### Source code of charts
## begin

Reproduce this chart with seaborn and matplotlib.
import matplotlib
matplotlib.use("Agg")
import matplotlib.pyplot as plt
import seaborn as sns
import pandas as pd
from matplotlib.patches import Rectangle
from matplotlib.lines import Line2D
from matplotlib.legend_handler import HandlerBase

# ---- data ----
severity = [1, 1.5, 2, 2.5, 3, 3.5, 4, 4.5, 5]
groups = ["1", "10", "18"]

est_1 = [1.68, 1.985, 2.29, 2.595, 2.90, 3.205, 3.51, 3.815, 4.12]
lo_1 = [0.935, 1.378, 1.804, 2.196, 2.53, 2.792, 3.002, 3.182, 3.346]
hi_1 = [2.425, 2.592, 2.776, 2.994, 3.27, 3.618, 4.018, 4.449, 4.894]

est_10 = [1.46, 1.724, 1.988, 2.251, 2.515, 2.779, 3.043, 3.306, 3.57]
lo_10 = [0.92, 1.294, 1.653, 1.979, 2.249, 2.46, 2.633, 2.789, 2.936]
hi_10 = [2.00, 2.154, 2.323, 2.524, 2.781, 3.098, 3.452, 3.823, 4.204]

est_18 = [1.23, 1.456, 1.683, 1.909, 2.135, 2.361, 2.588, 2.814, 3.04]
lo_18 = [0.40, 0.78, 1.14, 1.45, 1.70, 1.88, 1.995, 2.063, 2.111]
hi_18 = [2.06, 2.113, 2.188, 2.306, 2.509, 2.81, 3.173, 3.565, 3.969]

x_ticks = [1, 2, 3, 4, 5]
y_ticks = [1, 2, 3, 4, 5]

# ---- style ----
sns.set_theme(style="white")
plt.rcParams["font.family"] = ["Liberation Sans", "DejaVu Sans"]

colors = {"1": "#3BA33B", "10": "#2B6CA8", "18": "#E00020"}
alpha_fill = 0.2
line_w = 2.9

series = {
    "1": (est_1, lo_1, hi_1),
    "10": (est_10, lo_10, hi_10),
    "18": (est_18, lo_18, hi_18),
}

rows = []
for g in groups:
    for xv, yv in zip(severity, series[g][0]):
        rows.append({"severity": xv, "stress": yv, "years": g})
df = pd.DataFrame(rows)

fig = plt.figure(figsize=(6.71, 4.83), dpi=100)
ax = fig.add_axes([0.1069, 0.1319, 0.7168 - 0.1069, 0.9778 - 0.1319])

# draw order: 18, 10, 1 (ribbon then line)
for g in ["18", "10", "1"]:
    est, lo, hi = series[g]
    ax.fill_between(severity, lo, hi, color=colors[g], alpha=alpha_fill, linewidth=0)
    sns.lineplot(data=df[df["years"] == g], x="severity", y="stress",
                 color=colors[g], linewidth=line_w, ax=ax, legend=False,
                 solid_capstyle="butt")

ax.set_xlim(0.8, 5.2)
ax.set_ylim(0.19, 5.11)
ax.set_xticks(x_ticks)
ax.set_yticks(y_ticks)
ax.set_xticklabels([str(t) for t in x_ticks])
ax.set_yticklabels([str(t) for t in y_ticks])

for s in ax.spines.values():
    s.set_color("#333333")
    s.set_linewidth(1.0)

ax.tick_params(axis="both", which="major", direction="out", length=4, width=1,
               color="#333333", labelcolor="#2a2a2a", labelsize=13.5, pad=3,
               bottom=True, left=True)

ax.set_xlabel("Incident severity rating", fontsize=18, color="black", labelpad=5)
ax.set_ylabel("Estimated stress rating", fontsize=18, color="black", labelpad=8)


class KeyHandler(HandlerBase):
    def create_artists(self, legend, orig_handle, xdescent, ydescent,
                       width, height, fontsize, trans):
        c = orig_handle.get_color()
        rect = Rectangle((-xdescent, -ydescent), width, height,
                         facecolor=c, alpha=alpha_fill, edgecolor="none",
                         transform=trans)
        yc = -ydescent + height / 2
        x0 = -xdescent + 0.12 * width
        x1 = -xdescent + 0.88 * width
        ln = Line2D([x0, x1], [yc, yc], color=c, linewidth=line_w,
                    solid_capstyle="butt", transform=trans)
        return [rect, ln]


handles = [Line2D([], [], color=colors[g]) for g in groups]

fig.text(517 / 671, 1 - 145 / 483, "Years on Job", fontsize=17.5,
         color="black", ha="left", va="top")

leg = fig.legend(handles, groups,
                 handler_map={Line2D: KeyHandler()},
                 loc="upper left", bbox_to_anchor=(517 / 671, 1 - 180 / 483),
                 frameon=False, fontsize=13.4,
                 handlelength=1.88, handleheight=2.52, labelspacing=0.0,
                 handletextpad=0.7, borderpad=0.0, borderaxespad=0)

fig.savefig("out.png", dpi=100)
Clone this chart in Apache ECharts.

## end

### Set exercise
Filter the entries down to the lines containing "seaborn". Copy each of those lines.

### Result of this task
Reproduce this chart with seaborn and matplotlib.
import seaborn as sns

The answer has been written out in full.